Wide-format digital printing technology has brought about a dramatic change in the production of
out-of-home advertising materials over a past few years. Digital printing offers the advantage of faster turnaround times due to quicker and more cost-effective set-up, high quality imaging, and consistent colour throughout the print run. These benefits translate to improved efficiency and increased profit margins over traditional methods. However, one segment of the printing industry that is only just beginning to reap the benefits of digital printing is traditional screen printing.
The technology screen printers use is as old as the printing industry itself. Among its merits, screen-printing can print on a large variety of media and that too with high quality. At this level of versatility and performance, screen-printing remains the technology of choice for much of the out-of home advertising graphics materials that are produced in run lengths of over 100 copies. On the other hand, the costly and time-consuming set-up associated with screen-printing jobs limit its use to longer print runs. The cost of set-up activities added with the reclamation after printing make it uneconomical to use screen-printing for short to medium print runs.
The trends in the out-of-home advertising market coupled with the emergence of new digital printing capabilities is set to bring out revolutionary change in the screen-printing industry. Most of the screen-printing firms have installed digital output equipments in their shops. The new generation of high productivity oriented flatbed inkjet printers that can print on both rigid and roll-fed materials are poised to become an alternative to screen-printing for short to medium length print runs.
The screen printing marketplace has started experiencing the “digital revolution” and the ensuing market upheaval it has brought in terms of stiff competition and increasing customer demand for quick turnaround, short run lengths and higher image quality.
Already, 50% of the demand from customers is for print runs of fewer than 200 copies and 95% of their demand is for print runs of 400 and fewer. Moreover, customers are looking for new products that include customisation in short runs with fast, on demand turnaround. This growing trend results in part from changes in the retail world where multi-location chain stores are becoming more prominent than the brands they sell. It is no longer a case of what customers buy, but where they buy it.
Unfortunately, traditional screen-printing requires lengthy preparation and make-ready and are better suited for economical long runs than for short run, on demand printing applications. All these demands can be addressed with a new alternative – inkjet production printing. As a result, screen printers have recently begun to encounter the difficult decisions they will have to make about the future of their production processes and the technologies that support them.
In today’s fast changing world, it’s always a good thing to be technically advanced. Unless screen printers make the transition to wide-format inkjet production printing quickly (and some are making the transformation, albeit very slowly), they will continue to lose new business to those companies who can meet the digital printing demand.

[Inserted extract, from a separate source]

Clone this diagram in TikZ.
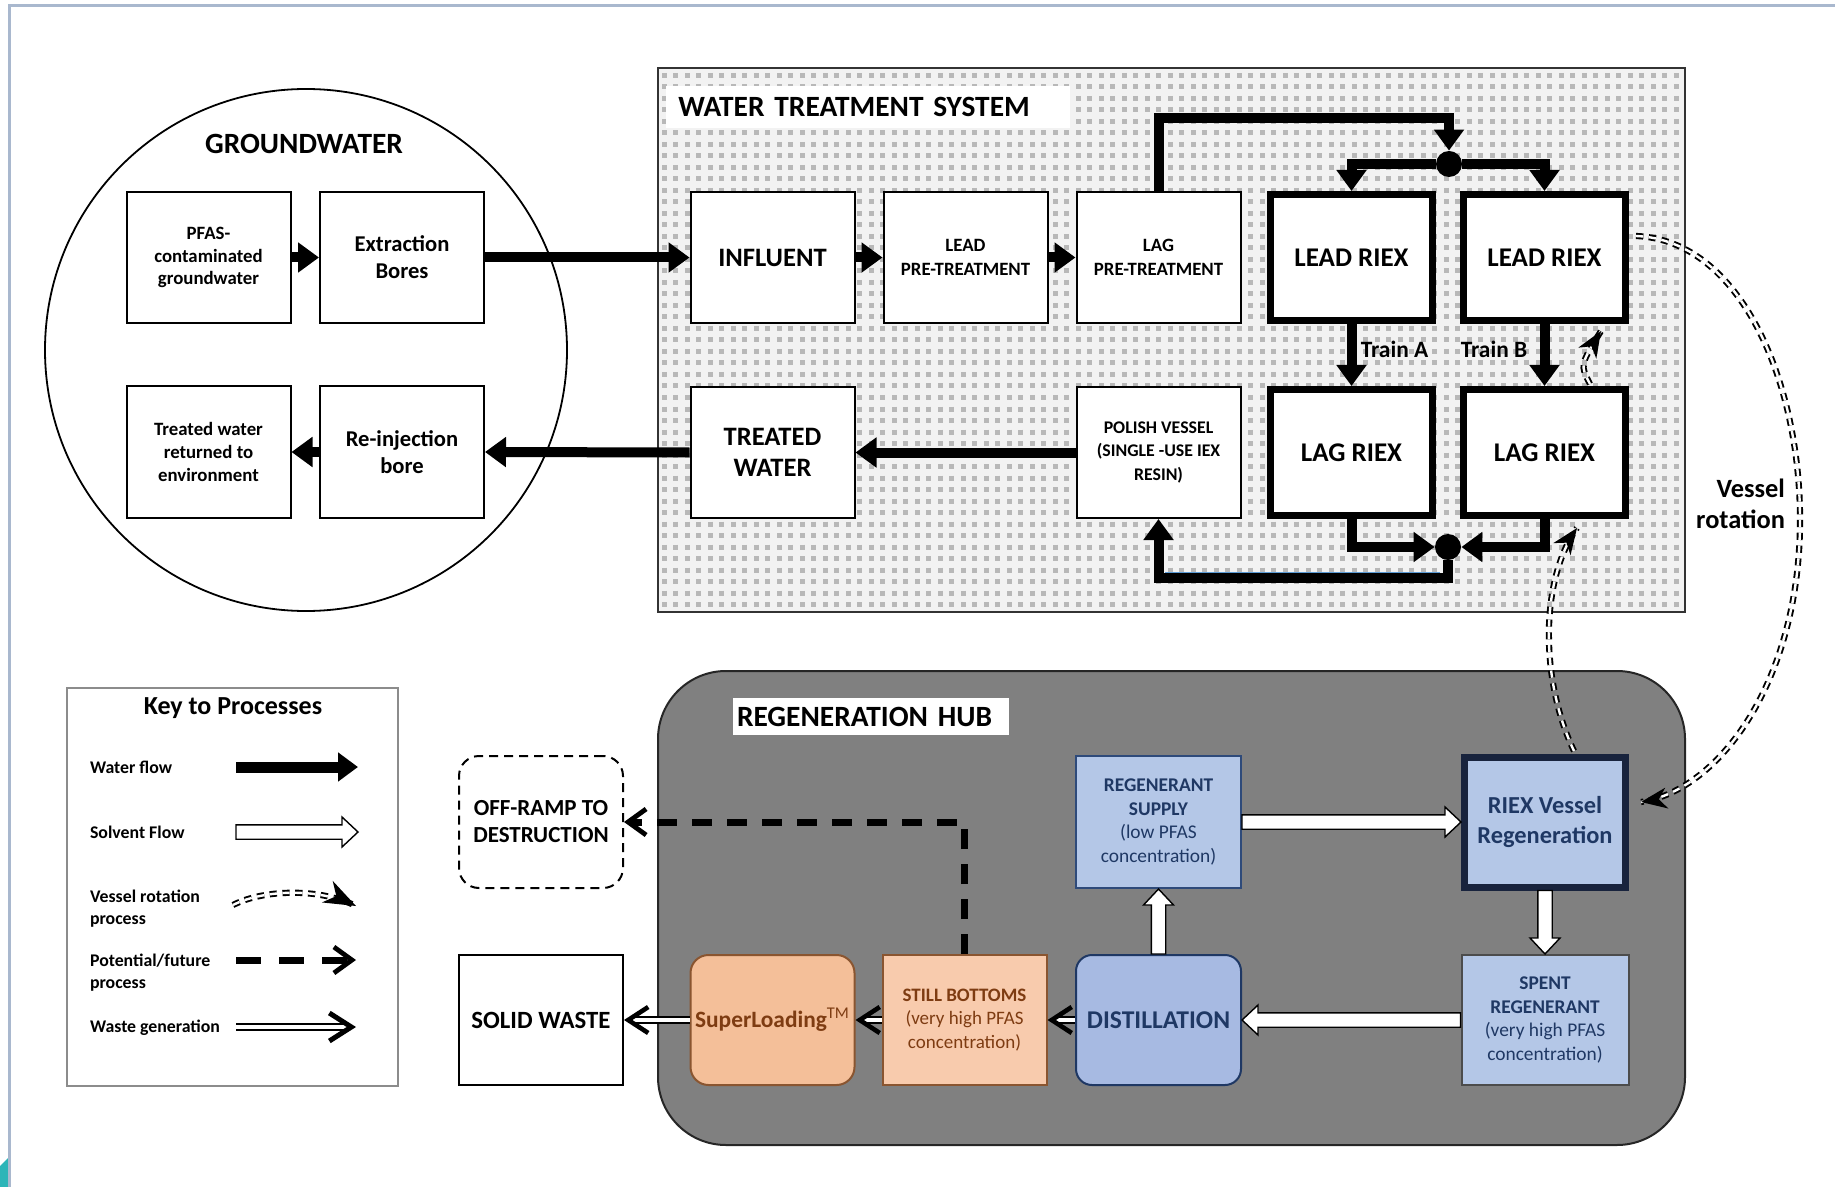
\documentclass[tikz,border=0pt]{standalone}
\usepackage{fontspec}
\setmainfont{Carlito}
\usetikzlibrary{arrows.meta,calc}
\definecolor{framec}{HTML}{A9B8CE}
\definecolor{tealc}{HTML}{2DB5B8}
\definecolor{hubgray}{HTML}{808080}
\definecolor{lblue}{HTML}{B4C7E7}
\definecolor{dblue}{HTML}{A7BAE2}
\definecolor{navy}{HTML}{1F3864}
\definecolor{regb}{HTML}{2E4A7A}
\definecolor{riexb}{HTML}{18233D}
\definecolor{peach}{HTML}{F8CBAD}
\definecolor{orng}{HTML}{F4BF99}
\definecolor{brwn}{HTML}{7E3C12}
\definecolor{brwnb}{HTML}{8A5530}
\definecolor{wtsbg}{HTML}{F2F2F2}
\definecolor{gridc}{HTML}{B8B8B8}
\definecolor{pipeblue}{HTML}{5B9BD5}
\newcommand\fsz[2]{\fontsize{#1}{#2}\selectfont}
\def\solsh{3.6pt}
\def\solhl{8pt}
\def\solhw{7.5pt}
\tikzset{
  box/.style={draw=black, line width=1pt, fill=white, minimum width=82pt, minimum height=65.5pt, inner sep=1pt, align=center, font=\bfseries},
  riexbox/.style={box, line width=3.5pt, minimum width=81pt, minimum height=63pt, font=\bfseries\fsz{13.5}{15}},
  dot/.style={circle, fill=black, minimum size=13pt, inner sep=0pt},
  water/.style={line width=5pt, -{Triangle[length=10.5pt,width=14.5pt]}},
  waste/.style={double, double distance=1.6pt, line width=1pt, -{Straight Barb[length=10pt,width=13pt,line width=2.3pt]}},
  future/.style={line width=3.5pt, dash pattern=on 10pt off 7.5pt, -{Straight Barb[length=9pt,width=13pt,line width=2.4pt]}},
  rotline/.style={double, double distance=1.2pt, line width=0.95pt, dash pattern=on 3.6pt off 2.8pt},
  rottip/.style={line width=0.8pt, -{Stealth[length=13pt,width=10.5pt,inset=4pt]}},
  solvent/.style={draw=black, fill=white, line width=0.7pt, line join=miter,
    to path={let \p1=(\tikztostart), \p2=(\tikztotarget),
      \n1={veclen(\x2-\x1,\y2-\y1)}, \n2={(\x2-\x1)/\n1}, \n3={(\y2-\y1)/\n1} in
      ({\x1-\solsh*(\n3)},{\y1+\solsh*(\n2)})
      -- ({\x2-\solhl*(\n2)-\solsh*(\n3)},{\y2-\solhl*(\n3)+\solsh*(\n2)})
      -- ({\x2-\solhl*(\n2)-\solhw*(\n3)},{\y2-\solhl*(\n3)+\solhw*(\n2)})
      -- (\p2)
      -- ({\x2-\solhl*(\n2)+\solhw*(\n3)},{\y2-\solhl*(\n3)-\solhw*(\n2)})
      -- ({\x2-\solhl*(\n2)+\solsh*(\n3)},{\y2-\solhl*(\n3)-\solsh*(\n2)})
      -- ({\x1+\solsh*(\n3)},{\y1-\solsh*(\n2)}) -- cycle}},
  lbl/.style={anchor=west, align=left, font=\bfseries\fsz{8.9}{11}},
}
\begin{document}
\begin{tikzpicture}[x=0.5pt,y=-0.5pt]
\useasboundingbox (0,0) rectangle (1835,1187);
% outer frame lines
\fill[tealc] (0,1166) -- (8,1158) -- (8,1187) -- (0,1187) -- cycle;
\draw[framec, line width=1.2pt] (9.5,1187) -- (9.5,5.5) -- (1835,5.5);

% ---------------- groundwater
\node[circle, draw=black, line width=0.9pt, minimum size=261pt, inner sep=0pt] (gw) at (306,350) {};
\node[font=\bfseries\fsz{14.7}{16}] (gwtitle) at (304,144) {GROUNDWATER};
\node[box, font=\bfseries\fsz{9.4}{11.4}] (pfas) at (208.5,257.5) {PFAS-\\contaminated\\groundwater};
\node[box, font=\bfseries\fsz{11.3}{13.5}] (extr) at (402,257.5) {Extraction\\Bores};
\node[box, font=\bfseries\fsz{9.4}{11.4}] (tenv) at (208.5,452) {Treated water\\returned to\\environment};
\node[box, font=\bfseries\fsz{11.3}{13.5}] (reinj) at (402,452) {Re-injection\\bore};

% ---------------- water treatment system
\fill[wtsbg] (658,68) rectangle (1685,612);
\foreach \gx in {664,675.5,...,1680}
  \draw[gridc, line width=2.5pt, dash pattern=on 2.5pt off 3.25pt] (\gx,73) -- (\gx,609);
\draw[black!80, line width=1pt] (658,68) rectangle (1685,612);
\node[fill=white, anchor=west, text width=190pt, align=left, minimum height=21pt, inner xsep=6pt, font=\bfseries\fsz{14.7}{16}] (wtstitle) at (666,107) {WATER TREATMENT SYSTEM};

\node[box, font=\bfseries\fsz{13.3}{15.8}] (influent) at (772.5,257.5) {INFLUENT};
\node[box, font=\bfseries\fsz{9.4}{11.7}] (leadpre) at (965.5,257.5) {LEAD\\PRE-TREATMENT};
\node[box, font=\bfseries\fsz{9.4}{11.7}] (lagpre) at (1158.5,257.5) {LAG\\PRE-TREATMENT};
\node[riexbox] (leadA) at (1351.5,257.5) {LEAD RIEX};
\node[riexbox] (leadB) at (1544.5,257.5) {LEAD RIEX};
\node[riexbox] (lagA) at (1351.5,452.5) {LAG RIEX};
\node[riexbox] (lagB) at (1544.5,452.5) {LAG RIEX};
\node[box, font=\bfseries\fsz{13.3}{15.8}] (treated) at (772.5,452.5) {TREATED\\WATER};
\node[box, font=\bfseries\fsz{8.9}{11.7}] (polish) at (1158.5,452.5) {POLISH VESSEL\\(SINGLE -USE IEX\\RESIN)};
\node[dot] (dot1) at (1449,164) {};
\node[dot] (dot2) at (1448,547) {};
\node[font=\bfseries\fsz{11.7}{13}] (trainA) at (1394.5,349) {Train A};
\node[font=\bfseries\fsz{11.7}{13}] (trainB) at (1494,349) {Train B};
\coordinate (c1) at (1449,118);
\coordinate (c2) at (1448,578);
\coordinate (bl1) at (1165,572.5);
\coordinate (bl2) at (1440,572.5);

% water flow arrows
\draw[water] (pfas.east) -- (extr.west);
\draw[water] (extr.east) -- (influent.west);
\draw[water] (influent.east) -- (leadpre.west);
\draw[water] (leadpre.east) -- (lagpre.west);
\draw[water] (lagpre.north) |- (c1) -- (dot1);
\draw[water] (dot1) -| (leadA.north);
\draw[water] (dot1) -| (leadB.north);
\draw[water] (leadA) -- (lagA);
\draw[water] (leadB) -- (lagB);
\draw[water] (lagA.south) |- (dot2);
\draw[water] (lagB.south) |- (dot2);
\draw[water] (dot2.south) -- (c2) -| (polish.south);
\draw[pipeblue, line width=0.7pt] (bl1) -- (bl2);
\draw[water] (polish.west) -- (treated.east);
\draw[water] (treated.west) -- (reinj.east);
\draw[water] (reinj.west) -- (tenv.east);

% ---------------- regeneration hub
\draw[black!85, line width=1pt, fill=hubgray, rounded corners=34pt] (658,671) rectangle (1685,1145);
\node[fill=white, text width=134pt, inner xsep=2pt, minimum height=18.5pt, align=left, font=\bfseries\fsz{14.7}{16}] (hubtitle) at (871,716.5) {REGENERATION HUB};

\node[draw=regb, line width=1pt, fill=lblue, minimum width=82.5pt, minimum height=66pt, inner sep=1pt, align=center, text=navy, font=\fsz{9.7}{11.7}] (supply) at (1158.5,822) {\textbf{REGENERANT}\\\textbf{SUPPLY}\\(low PFAS\\concentration)};
\node[draw=riexb, line width=3.5pt, fill=lblue, minimum width=80.5pt, minimum height=65pt, inner sep=1pt, align=center, text=navy, font=\bfseries\fsz{12.2}{15}] (riexregen) at (1545,822) {RIEX Vessel\\Regeneration};
\node[draw=black!70, line width=1pt, fill=lblue, minimum width=83.5pt, minimum height=65pt, inner sep=1pt, align=center, text=navy, font=\fsz{9.7}{11.7}] (spent) at (1545,1020) {\textbf{SPENT}\\\textbf{REGENERANT}\\(very high PFAS\\concentration)};
\node[draw=navy, line width=1pt, fill=dblue, rounded corners=8pt, minimum width=82.5pt, minimum height=65pt, inner sep=1pt, align=center, text=navy, font=\bfseries\fsz{12.8}{14}] (distil) at (1158.5,1020) {DISTILLATION};
\node[draw=brwnb, line width=1pt, fill=peach, minimum width=82pt, minimum height=65pt, inner sep=1pt, align=center, text=brwn, font=\fsz{9.5}{11.7}] (still) at (964.5,1020) {\textbf{STILL BOTTOMS}\\(very high PFAS\\concentration)};
\node[draw=brwnb, line width=1pt, fill=orng, rounded corners=9pt, minimum width=82pt, minimum height=65pt, inner sep=1pt, align=center, text=brwn, font=\bfseries\fsz{11.7}{13}] (superl) at (772.5,1020) {SuperLoading\textsuperscript{\mdseries TM}};
\node[draw=black, line width=1pt, dash pattern=on 4.5pt off 3pt, rounded corners=10pt, minimum width=82pt, minimum height=66pt, inner sep=1pt, align=center, font=\bfseries\fsz{11.5}{13.5}] (offramp) at (541,822) {OFF-RAMP TO\\DESTRUCTION};
\node[box, minimum height=65pt, font=\bfseries\fsz{12.4}{14}] (solid) at (541,1020) {SOLID WASTE};

\draw[solvent] (supply.east) to (riexregen.west);
\draw[solvent] (riexregen.south) to (spent.north);
\draw[solvent] (spent.west) to (distil.east);
\draw[solvent] (distil.north) to (supply.south);
\draw[waste] (distil.west) -- (still.east);
\draw[waste] (still.west) -- (superl.east);
\draw[waste] (superl.west) -- (solid.east);
\draw[future] (still.north) |- (offramp.east);

% ---------------- legend
\node[draw=black!45, line width=0.8pt, minimum width=165.5pt, minimum height=199pt, inner sep=0pt] (legend) at (232.5,887) {};
\node[font=\bfseries\fsz{13}{15}] (keytitle) at (233,708) {Key to Processes};
\node[lbl] (lab1) at (83,767) {Water flow};
\node[lbl] (lab2) at (83,832) {Solvent Flow};
\node[lbl] (lab3) at (83,909) {Vessel rotation\\process};
\node[lbl] (lab4) at (83,973) {Potential/future\\process};
\node[lbl] (lab5) at (83,1028) {Waste generation};
\coordinate (k1a) at (236,767); \coordinate (k1b) at (358,767);
\coordinate (k2a) at (236,832); \coordinate (k2b) at (358,832);
\coordinate (k3a) at (233,905); \coordinate (k3b) at (356,906);
\coordinate (k3c) at (318,887);
\coordinate (k4a) at (236,960); \coordinate (k4b) at (356,960);
\coordinate (k5a) at (236,1027); \coordinate (k5b) at (356,1027);
\draw[water, line width=5.5pt, -{Triangle[length=10pt,width=14pt]}] (k1a) -- (k1b);
\draw[solvent] (k2a) to (k2b);
\draw[rotline] (k3a) .. controls (262,890) and (k3c) .. (k3b);
\draw[rottip, -{Stealth[length=16pt,width=12pt,inset=5pt]}] ($(k3b)!5pt!(k3c)$) -- (k3b);
\draw[future, dash pattern=on 12.5pt off 9pt] (k4a) -- (k4b);
\draw[waste, -{Straight Barb[length=11pt,width=14pt,line width=2.5pt]}] (k5a) -- (k5b);

% ---------------- vessel rotation connectors
\coordinate (r1s) at (1636,236);
\coordinate (r1e) at (1641,802);
\coordinate (r1c) at (1720,790);
\coordinate (r2s) at (1574,751);
\coordinate (r2e) at (1577,528);
\coordinate (r2c) at (1540,580);
\coordinate (r3s) at (1590,384);
\coordinate (r3e) at (1601,331);
\coordinate (r3c) at (1580,365);
\draw[rotline] (r1s) .. controls (1740,240) and (1800,380) .. (1800,520) .. controls (1800,680) and (r1c) .. (r1e);
\draw[rottip] ($(r1e)!5pt!(r1c)$) -- (r1e);
\draw[rotline] (r2s) .. controls (1540,680) and (r2c) .. (r2e);
\draw[rottip] ($(r2e)!5pt!(r2c)$) -- (r2e);
\draw[rotline] (r3s) .. controls (r3c) .. (r3e);
\draw[rottip] ($(r3e)!5pt!(r3c)$) -- (r3e);
\node[align=right, anchor=east, font=\bfseries\fsz{13.2}{15.8}] (vrlab) at (1792,504) {Vessel\\rotation};
\end{tikzpicture}
\end{document}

What had kept digital printing at an evolutionary stage rather than revolutionizing the screen-printing industry in the past, was the key issue of productivity. Until recently, the majority of wide-format digital printers in use at screen printing shops have been electrostatic or thermal transfer devices – that are limited by their format and the range of applications they can handle and also often require additional finishing steps that involve further variable costs – or low-cost inkjet printers capable of producing output at a speed of up to 5 square meters per hour. With such capacity, a cut-off point above which digital printing does not represent an alternative to screen-printing was in the neighbourhood of 5 to 10 copies. This limited the use of such digital devices to a small range of high price applications and certainly kept it outside the so-called production printing market. In such cases, the range of 10 to 100 copies printing has been left untapped.
It has therefore become clear that in order to challenge conventional screen-printing methods, inkjet presses must address two issues. They need to provide the quality and versatility of a screen press at an attractive cut-off point that makes a good business sense. What determines the cut-off point? It is roughly determined by dividing the screen-printing set up cost for a specific job by the total cost of printing that job digitally. The key here is to account for all variables in digital printing to calculate the cost per copy. This should include the productivity of the machine, the cost of ink, the need (or lack thereof) for further finishing, etc. Recent technological advances are promising to meet this challenge. A new generation of high productivity oriented, flatbed inkjet printers that can print on both rigid and roll-fed materials – are poised to become both complements and even alternatives to screen printing for short to medium length print runs. With the introduction of wide-format flatbed inkjet devices like the NUR Tempo, screen printers are seeing the end of a long evolutionary phase and the beginning of an unavoidable revolution.
In addition, state-of-the-art roll-to-roll oriented inkjet printing presses, such as the popular, high throughput NUR Fresco, VUTEk UltraVu-3360, Scitex Vision XLJet etc, have emerged as a high speed, high quality alternative to screen printing for many short-run, on-demand applications. Their output width of up to 10.5 feet (3.2 meters) equips screen printers to go after new business, offering wider width applications their screen presses can’t handle. As such, this mature technology has become a strong complement to screen presses in the screen-printers’ equipment roster, especially for screen printers that are not ready to invest in a flatbed inkjet press.
Inkjet production presses like these will enable screen printers to provide new and improved services to their customers based on competitively priced shorter run work and faster turnaround times which previously would have been prohibitively expensive with their screen presses.